TO BE DONE: Type the records out again in full, exactly.

DATASET:
-*-*-
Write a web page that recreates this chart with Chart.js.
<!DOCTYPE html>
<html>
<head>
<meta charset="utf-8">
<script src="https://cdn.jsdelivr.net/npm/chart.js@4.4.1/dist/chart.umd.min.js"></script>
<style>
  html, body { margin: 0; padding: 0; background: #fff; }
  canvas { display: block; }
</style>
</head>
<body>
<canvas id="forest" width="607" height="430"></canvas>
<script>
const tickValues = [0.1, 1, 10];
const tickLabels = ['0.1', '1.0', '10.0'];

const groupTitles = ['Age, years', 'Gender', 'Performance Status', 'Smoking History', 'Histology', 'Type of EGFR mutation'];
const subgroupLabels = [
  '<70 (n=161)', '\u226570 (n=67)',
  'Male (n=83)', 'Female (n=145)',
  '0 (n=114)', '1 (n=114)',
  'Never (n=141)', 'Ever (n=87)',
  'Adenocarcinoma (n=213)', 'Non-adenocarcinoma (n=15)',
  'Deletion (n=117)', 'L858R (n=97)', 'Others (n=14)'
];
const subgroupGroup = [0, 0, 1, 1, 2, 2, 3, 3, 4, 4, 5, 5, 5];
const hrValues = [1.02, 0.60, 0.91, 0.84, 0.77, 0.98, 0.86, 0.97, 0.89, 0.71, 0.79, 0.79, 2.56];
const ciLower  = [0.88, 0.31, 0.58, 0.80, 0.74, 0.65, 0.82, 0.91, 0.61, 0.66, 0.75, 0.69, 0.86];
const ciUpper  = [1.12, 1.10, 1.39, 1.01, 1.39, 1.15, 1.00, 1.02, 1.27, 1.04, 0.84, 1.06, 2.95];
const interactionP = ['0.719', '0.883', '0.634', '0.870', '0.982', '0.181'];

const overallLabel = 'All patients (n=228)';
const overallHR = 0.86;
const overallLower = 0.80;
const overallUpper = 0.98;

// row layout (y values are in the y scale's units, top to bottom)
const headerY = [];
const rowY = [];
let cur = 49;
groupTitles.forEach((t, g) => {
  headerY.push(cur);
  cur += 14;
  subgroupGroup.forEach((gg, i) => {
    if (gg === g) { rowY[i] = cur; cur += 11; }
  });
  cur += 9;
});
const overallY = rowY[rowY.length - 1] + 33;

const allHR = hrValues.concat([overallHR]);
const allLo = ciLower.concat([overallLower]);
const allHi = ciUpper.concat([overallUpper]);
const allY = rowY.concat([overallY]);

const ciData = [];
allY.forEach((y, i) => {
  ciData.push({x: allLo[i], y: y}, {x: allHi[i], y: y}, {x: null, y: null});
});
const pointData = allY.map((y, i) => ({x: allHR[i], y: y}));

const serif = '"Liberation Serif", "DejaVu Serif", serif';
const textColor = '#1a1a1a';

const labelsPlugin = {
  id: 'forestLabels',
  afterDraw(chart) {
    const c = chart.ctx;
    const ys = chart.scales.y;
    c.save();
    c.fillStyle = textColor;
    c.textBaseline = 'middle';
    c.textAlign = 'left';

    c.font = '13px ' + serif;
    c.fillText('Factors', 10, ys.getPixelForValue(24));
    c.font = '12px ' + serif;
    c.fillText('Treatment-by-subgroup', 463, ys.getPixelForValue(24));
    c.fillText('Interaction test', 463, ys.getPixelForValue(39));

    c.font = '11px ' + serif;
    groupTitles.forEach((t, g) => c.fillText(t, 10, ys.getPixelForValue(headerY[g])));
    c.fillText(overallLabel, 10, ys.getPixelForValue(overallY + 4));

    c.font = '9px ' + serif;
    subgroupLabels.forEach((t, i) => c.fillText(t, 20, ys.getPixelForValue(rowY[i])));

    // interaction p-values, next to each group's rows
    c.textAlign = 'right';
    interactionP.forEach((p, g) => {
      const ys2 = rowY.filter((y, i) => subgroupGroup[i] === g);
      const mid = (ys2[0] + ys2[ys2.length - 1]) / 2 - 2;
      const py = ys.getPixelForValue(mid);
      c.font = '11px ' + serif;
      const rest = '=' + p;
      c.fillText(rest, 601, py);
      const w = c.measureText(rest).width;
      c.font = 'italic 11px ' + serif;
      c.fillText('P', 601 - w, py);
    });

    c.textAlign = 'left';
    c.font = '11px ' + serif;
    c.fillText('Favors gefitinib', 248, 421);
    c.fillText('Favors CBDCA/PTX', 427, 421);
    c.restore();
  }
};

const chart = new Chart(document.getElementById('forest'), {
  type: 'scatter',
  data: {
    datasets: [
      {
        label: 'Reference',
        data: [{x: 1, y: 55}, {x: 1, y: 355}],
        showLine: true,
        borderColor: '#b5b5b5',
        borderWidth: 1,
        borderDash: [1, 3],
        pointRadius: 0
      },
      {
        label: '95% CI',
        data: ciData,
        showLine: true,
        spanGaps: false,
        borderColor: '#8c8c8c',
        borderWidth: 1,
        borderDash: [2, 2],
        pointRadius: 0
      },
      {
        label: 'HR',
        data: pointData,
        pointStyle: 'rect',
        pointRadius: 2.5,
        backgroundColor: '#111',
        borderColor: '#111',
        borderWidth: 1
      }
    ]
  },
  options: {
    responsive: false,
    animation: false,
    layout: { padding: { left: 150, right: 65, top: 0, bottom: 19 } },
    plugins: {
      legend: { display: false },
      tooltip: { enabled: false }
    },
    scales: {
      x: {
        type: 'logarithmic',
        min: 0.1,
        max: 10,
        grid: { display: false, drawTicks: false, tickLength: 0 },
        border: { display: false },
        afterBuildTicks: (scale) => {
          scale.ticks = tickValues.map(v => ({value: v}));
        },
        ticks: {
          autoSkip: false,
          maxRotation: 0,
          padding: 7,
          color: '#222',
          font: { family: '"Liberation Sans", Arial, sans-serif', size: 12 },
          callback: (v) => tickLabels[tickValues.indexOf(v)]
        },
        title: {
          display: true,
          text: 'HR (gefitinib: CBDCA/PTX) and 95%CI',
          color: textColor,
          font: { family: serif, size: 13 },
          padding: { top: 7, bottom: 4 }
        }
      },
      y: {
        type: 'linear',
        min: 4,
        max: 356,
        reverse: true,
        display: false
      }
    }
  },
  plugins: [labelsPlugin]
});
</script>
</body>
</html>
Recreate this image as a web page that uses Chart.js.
-*-*-
CORRECT RESPONSE:
Write a web page that recreates this chart with Chart.js.
<!DOCTYPE html>
<html>
<head>
<meta charset="utf-8">
<script src="https://cdn.jsdelivr.net/npm/chart.js@4.4.1/dist/chart.umd.min.js"></script>
<style>
  html, body { margin: 0; padding: 0; background: #fff; }
  canvas { display: block; }
</style>
</head>
<body>
<canvas id="forest" width="607" height="430"></canvas>
<script>
const tickValues = [0.1, 1, 10];
const tickLabels = ['0.1', '1.0', '10.0'];

const groupTitles = ['Age, years', 'Gender', 'Performance Status', 'Smoking History', 'Histology', 'Type of EGFR mutation'];
const subgroupLabels = [
  '<70 (n=161)', '\u226570 (n=67)',
  'Male (n=83)', 'Female (n=145)',
  '0 (n=114)', '1 (n=114)',
  'Never (n=141)', 'Ever (n=87)',
  'Adenocarcinoma (n=213)', 'Non-adenocarcinoma (n=15)',
  'Deletion (n=117)', 'L858R (n=97)', 'Others (n=14)'
];
const subgroupGroup = [0, 0, 1, 1, 2, 2, 3, 3, 4, 4, 5, 5, 5];
const hrValues = [1.02, 0.60, 0.91, 0.84, 0.77, 0.98, 0.86, 0.97, 0.89, 0.71, 0.79, 0.79, 2.56];
const ciLower  = [0.88, 0.31, 0.58, 0.80, 0.74, 0.65, 0.82, 0.91, 0.61, 0.66, 0.75, 0.69, 0.86];
const ciUpper  = [1.12, 1.10, 1.39, 1.01, 1.39, 1.15, 1.00, 1.02, 1.27, 1.04, 0.84, 1.06, 2.95];
const interactionP = ['0.719', '0.883', '0.634', '0.870', '0.982', '0.181'];

const overallLabel = 'All patients (n=228)';
const overallHR = 0.86;
const overallLower = 0.80;
const overallUpper = 0.98;

// row layout (y values are in the y scale's units, top to bottom)
const headerY = [];
const rowY = [];
let cur = 49;
groupTitles.forEach((t, g) => {
  headerY.push(cur);
  cur += 14;
  subgroupGroup.forEach((gg, i) => {
    if (gg === g) { rowY[i] = cur; cur += 11; }
  });
  cur += 9;
});
const overallY = rowY[rowY.length - 1] + 33;

const allHR = hrValues.concat([overallHR]);
const allLo = ciLower.concat([overallLower]);
const allHi = ciUpper.concat([overallUpper]);
const allY = rowY.concat([overallY]);

const ciData = [];
allY.forEach((y, i) => {
  ciData.push({x: allLo[i], y: y}, {x: allHi[i], y: y}, {x: null, y: null});
});
const pointData = allY.map((y, i) => ({x: allHR[i], y: y}));

const serif = '"Liberation Serif", "DejaVu Serif", serif';
const textColor = '#1a1a1a';

const labelsPlugin = {
  id: 'forestLabels',
  afterDraw(chart) {
    const c = chart.ctx;
    const ys = chart.scales.y;
    c.save();
    c.fillStyle = textColor;
    c.textBaseline = 'middle';
    c.textAlign = 'left';

    c.font = '13px ' + serif;
    c.fillText('Factors', 10, ys.getPixelForValue(24));
    c.font = '12px ' + serif;
    c.fillText('Treatment-by-subgroup', 463, ys.getPixelForValue(24));
    c.fillText('Interaction test', 463, ys.getPixelForValue(39));

    c.font = '11px ' + serif;
    groupTitles.forEach((t, g) => c.fillText(t, 10, ys.getPixelForValue(headerY[g])));
    c.fillText(overallLabel, 10, ys.getPixelForValue(overallY + 4));

    c.font = '9px ' + serif;
    subgroupLabels.forEach((t, i) => c.fillText(t, 20, ys.getPixelForValue(rowY[i])));

    // interaction p-values, next to each group's rows
    c.textAlign = 'right';
    interactionP.forEach((p, g) => {
      const ys2 = rowY.filter((y, i) => subgroupGroup[i] === g);
      const mid = (ys2[0] + ys2[ys2.length - 1]) / 2 - 2;
      const py = ys.getPixelForValue(mid);
      c.font = '11px ' + serif;
      const rest = '=' + p;
      c.fillText(rest, 601, py);
      const w = c.measureText(rest).width;
      c.font = 'italic 11px ' + serif;
      c.fillText('P', 601 - w, py);
    });

    c.textAlign = 'left';
    c.font = '11px ' + serif;
    c.fillText('Favors gefitinib', 248, 421);
    c.fillText('Favors CBDCA/PTX', 427, 421);
    c.restore();
  }
};

const chart = new Chart(document.getElementById('forest'), {
  type: 'scatter',
  data: {
    datasets: [
      {
        label: 'Reference',
        data: [{x: 1, y: 55}, {x: 1, y: 355}],
        showLine: true,
        borderColor: '#b5b5b5',
        borderWidth: 1,
        borderDash: [1, 3],
        pointRadius: 0
      },
      {
        label: '95% CI',
        data: ciData,
        showLine: true,
        spanGaps: false,
        borderColor: '#8c8c8c',
        borderWidth: 1,
        borderDash: [2, 2],
        pointRadius: 0
      },
      {
        label: 'HR',
        data: pointData,
        pointStyle: 'rect',
        pointRadius: 2.5,
        backgroundColor: '#111',
        borderColor: '#111',
        borderWidth: 1
      }
    ]
  },
  options: {
    responsive: false,
    animation: false,
    layout: { padding: { left: 150, right: 65, top: 0, bottom: 19 } },
    plugins: {
      legend: { display: false },
      tooltip: { enabled: false }
    },
    scales: {
      x: {
        type: 'logarithmic',
        min: 0.1,
        max: 10,
        grid: { display: false, drawTicks: false, tickLength: 0 },
        border: { display: false },
        afterBuildTicks: (scale) => {
          scale.ticks = tickValues.map(v => ({value: v}));
        },
        ticks: {
          autoSkip: false,
          maxRotation: 0,
          padding: 7,
          color: '#222',
          font: { family: '"Liberation Sans", Arial, sans-serif', size: 12 },
          callback: (v) => tickLabels[tickValues.indexOf(v)]
        },
        title: {
          display: true,
          text: 'HR (gefitinib: CBDCA/PTX) and 95%CI',
          color: textColor,
          font: { family: serif, size: 13 },
          padding: { top: 7, bottom: 4 }
        }
      },
      y: {
        type: 'linear',
        min: 4,
        max: 356,
        reverse: true,
        display: false
      }
    }
  },
  plugins: [labelsPlugin]
});
</script>
</body>
</html>
Recreate this image as a web page that uses Chart.js.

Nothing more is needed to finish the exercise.